■ **Data shown**
================
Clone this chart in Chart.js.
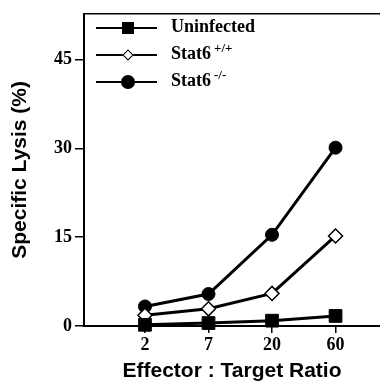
<!DOCTYPE html>
<html>
<head>
<meta charset="utf-8">
<script src="https://cdn.jsdelivr.net/npm/chart.js@4"></script>
<style>
  html, body { margin: 0; padding: 0; background: #fff; }
  #wrap { position: relative; width: 380px; height: 387px; }
  #legend { position: absolute; left: 96px; top: 0; font: bold 18px "Liberation Serif", serif; color: #000; }
  .row { position: absolute; left: 0; width: 200px; height: 0; }
  .ln { position: absolute; left: 0; width: 61px; top: -1px; height: 2px; background: #000; }
  .mk { position: absolute; box-sizing: border-box; }
  .sq { left: 26px; top: -6px; width: 12px; height: 12px; background: #000; }
  .di { left: 28px; top: -4px; width: 8px; height: 8px; background: #fff; border: 1.5px solid #000; transform: rotate(45deg); }
  .ci { left: 25px; top: -7px; width: 14px; height: 14px; border-radius: 50%; background: #000; }
  .tx { position: absolute; left: 75px; top: -13px; white-space: nowrap; line-height: 22px; }
  .tx sup { font-size: 13px; vertical-align: 0; position: relative; top: -7px; margin-left: 3px; }
</style>
</head>
<body>
<div id="wrap">
  <canvas id="chart" width="380" height="387"></canvas>
  <div id="legend">
    <div class="row" style="top:28px"><div class="ln"></div><div class="mk sq"></div><div class="tx">Uninfected</div></div>
    <div class="row" style="top:55px"><div class="ln"></div><div class="mk di"></div><div class="tx">Stat6<sup>+/+</sup></div></div>
    <div class="row" style="top:82px"><div class="ln"></div><div class="mk ci"></div><div class="tx">Stat6<sup>-/-</sup></div></div>
  </div>
</div>
<script>
// values
const categories = ['2', '7', '20', '60'];
const uninfected = [0.2, 0.5, 0.9, 1.7];
const stat6WT = [1.8, 2.9, 5.5, 15.2];
const stat6KO = [3.3, 5.4, 15.4, 30.1];
const yTicks = [0, 15, 30, 45];

const toPoints = arr => arr.map((v, i) => ({ x: i + 1, y: v }));
const tickFont = { family: 'Liberation Serif', weight: 'bold', size: 18 };
const titleFont = { family: 'Liberation Sans', weight: 'bold', size: 21 };

const common = { borderColor: '#000', borderWidth: 3, tension: 0, clip: false, pointBorderColor: '#000' };

new Chart(document.getElementById('chart'), {
  type: 'line',
  data: {
    datasets: [
      { ...common, label: 'Uninfected', data: toPoints(uninfected), pointStyle: 'rect', pointRadius: 9, pointBackgroundColor: '#000', pointBorderWidth: 1 },
      { ...common, label: 'Stat6 +/+', data: toPoints(stat6WT), pointStyle: 'rectRot', pointRadius: 7, pointBackgroundColor: '#fff', pointBorderWidth: 1.5 },
      { ...common, label: 'Stat6 -/-', data: toPoints(stat6KO), pointStyle: 'circle', pointRadius: 6.5, pointBackgroundColor: '#000', pointBorderWidth: 1 }
    ]
  },
  options: {
    responsive: false,
    animation: false,
    devicePixelRatio: 1,
    layout: { autoPadding: false, padding: { top: 10, right: 0, left: 0, bottom: 0 } },
    plugins: { legend: { display: false }, tooltip: { enabled: false } },
    scales: {
      x: {
        type: 'linear', min: 0.04, max: 4.7,
        afterBuildTicks: s => { s.ticks = categories.map((c, i) => ({ value: i + 1 })); },
        afterFit: s => { s.height = 61; s.paddingLeft = 0; s.paddingRight = 0; },
        ticks: { callback: (v, i) => categories[i], font: tickFont, color: '#000', padding: 2, maxRotation: 0, autoSkip: false },
        grid: { drawOnChartArea: false, tickLength: 7, color: '#000', lineWidth: 1.5 },
        border: { color: '#000', width: 2 },
        title: { display: true, text: 'Effector : Target Ratio', font: titleFont, color: '#000', padding: { top: 0, bottom: 3 } }
      },
      x2: {
        type: 'linear', position: 'top',
        afterFit: s => { s.height = 0; s.paddingLeft = 0; s.paddingRight = 0; },
        ticks: { display: false },
        grid: { display: false, drawTicks: false },
        border: { display: true, color: '#000', width: 1.5 }
      },
      y: {
        min: 0, max: 52.7,
        afterBuildTicks: s => { s.ticks = yTicks.map(v => ({ value: v })); },
        afterFit: s => { s.width = 84; },
        ticks: { font: tickFont, color: '#000', padding: 3 },
        grid: { drawOnChartArea: false, tickLength: 9, color: '#000', lineWidth: 1.5 },
        border: { color: '#000', width: 2 },
        title: { display: true, text: 'Specific Lysis (%)', font: titleFont, color: '#000', padding: { top: 8, bottom: 0 } }
      }
    }
  }
});
</script>
</body>
</html>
================
■ **Job**
From the data above, write out everything exactly except the pictures.

■ **Response to this exercise**
Clone this chart in Chart.js.
<!DOCTYPE html>
<html>
<head>
<meta charset="utf-8">
<script src="https://cdn.jsdelivr.net/npm/chart.js@4"></script>
<style>
  html, body { margin: 0; padding: 0; background: #fff; }
  #wrap { position: relative; width: 380px; height: 387px; }
  #legend { position: absolute; left: 96px; top: 0; font: bold 18px "Liberation Serif", serif; color: #000; }
  .row { position: absolute; left: 0; width: 200px; height: 0; }
  .ln { position: absolute; left: 0; width: 61px; top: -1px; height: 2px; background: #000; }
  .mk { position: absolute; box-sizing: border-box; }
  .sq { left: 26px; top: -6px; width: 12px; height: 12px; background: #000; }
  .di { left: 28px; top: -4px; width: 8px; height: 8px; background: #fff; border: 1.5px solid #000; transform: rotate(45deg); }
  .ci { left: 25px; top: -7px; width: 14px; height: 14px; border-radius: 50%; background: #000; }
  .tx { position: absolute; left: 75px; top: -13px; white-space: nowrap; line-height: 22px; }
  .tx sup { font-size: 13px; vertical-align: 0; position: relative; top: -7px; margin-left: 3px; }
</style>
</head>
<body>
<div id="wrap">
  <canvas id="chart" width="380" height="387"></canvas>
  <div id="legend">
    <div class="row" style="top:28px"><div class="ln"></div><div class="mk sq"></div><div class="tx">Uninfected</div></div>
    <div class="row" style="top:55px"><div class="ln"></div><div class="mk di"></div><div class="tx">Stat6<sup>+/+</sup></div></div>
    <div class="row" style="top:82px"><div class="ln"></div><div class="mk ci"></div><div class="tx">Stat6<sup>-/-</sup></div></div>
  </div>
</div>
<script>
// values
const categories = ['2', '7', '20', '60'];
const uninfected = [0.2, 0.5, 0.9, 1.7];
const stat6WT = [1.8, 2.9, 5.5, 15.2];
const stat6KO = [3.3, 5.4, 15.4, 30.1];
const yTicks = [0, 15, 30, 45];

const toPoints = arr => arr.map((v, i) => ({ x: i + 1, y: v }));
const tickFont = { family: 'Liberation Serif', weight: 'bold', size: 18 };
const titleFont = { family: 'Liberation Sans', weight: 'bold', size: 21 };

const common = { borderColor: '#000', borderWidth: 3, tension: 0, clip: false, pointBorderColor: '#000' };

new Chart(document.getElementById('chart'), {
  type: 'line',
  data: {
    datasets: [
      { ...common, label: 'Uninfected', data: toPoints(uninfected), pointStyle: 'rect', pointRadius: 9, pointBackgroundColor: '#000', pointBorderWidth: 1 },
      { ...common, label: 'Stat6 +/+', data: toPoints(stat6WT), pointStyle: 'rectRot', pointRadius: 7, pointBackgroundColor: '#fff', pointBorderWidth: 1.5 },
      { ...common, label: 'Stat6 -/-', data: toPoints(stat6KO), pointStyle: 'circle', pointRadius: 6.5, pointBackgroundColor: '#000', pointBorderWidth: 1 }
    ]
  },
  options: {
    responsive: false,
    animation: false,
    devicePixelRatio: 1,
    layout: { autoPadding: false, padding: { top: 10, right: 0, left: 0, bottom: 0 } },
    plugins: { legend: { display: false }, tooltip: { enabled: false } },
    scales: {
      x: {
        type: 'linear', min: 0.04, max: 4.7,
        afterBuildTicks: s => { s.ticks = categories.map((c, i) => ({ value: i + 1 })); },
        afterFit: s => { s.height = 61; s.paddingLeft = 0; s.paddingRight = 0; },
        ticks: { callback: (v, i) => categories[i], font: tickFont, color: '#000', padding: 2, maxRotation: 0, autoSkip: false },
        grid: { drawOnChartArea: false, tickLength: 7, color: '#000', lineWidth: 1.5 },
        border: { color: '#000', width: 2 },
        title: { display: true, text: 'Effector : Target Ratio', font: titleFont, color: '#000', padding: { top: 0, bottom: 3 } }
      },
      x2: {
        type: 'linear', position: 'top',
        afterFit: s => { s.height = 0; s.paddingLeft = 0; s.paddingRight = 0; },
        ticks: { display: false },
        grid: { display: false, drawTicks: false },
        border: { display: true, color: '#000', width: 1.5 }
      },
      y: {
        min: 0, max: 52.7,
        afterBuildTicks: s => { s.ticks = yTicks.map(v => ({ value: v })); },
        afterFit: s => { s.width = 84; },
        ticks: { font: tickFont, color: '#000', padding: 3 },
        grid: { drawOnChartArea: false, tickLength: 9, color: '#000', lineWidth: 1.5 },
        border: { color: '#000', width: 2 },
        title: { display: true, text: 'Specific Lysis (%)', font: titleFont, color: '#000', padding: { top: 8, bottom: 0 } }
      }
    }
  }
});
</script>
</body>
</html>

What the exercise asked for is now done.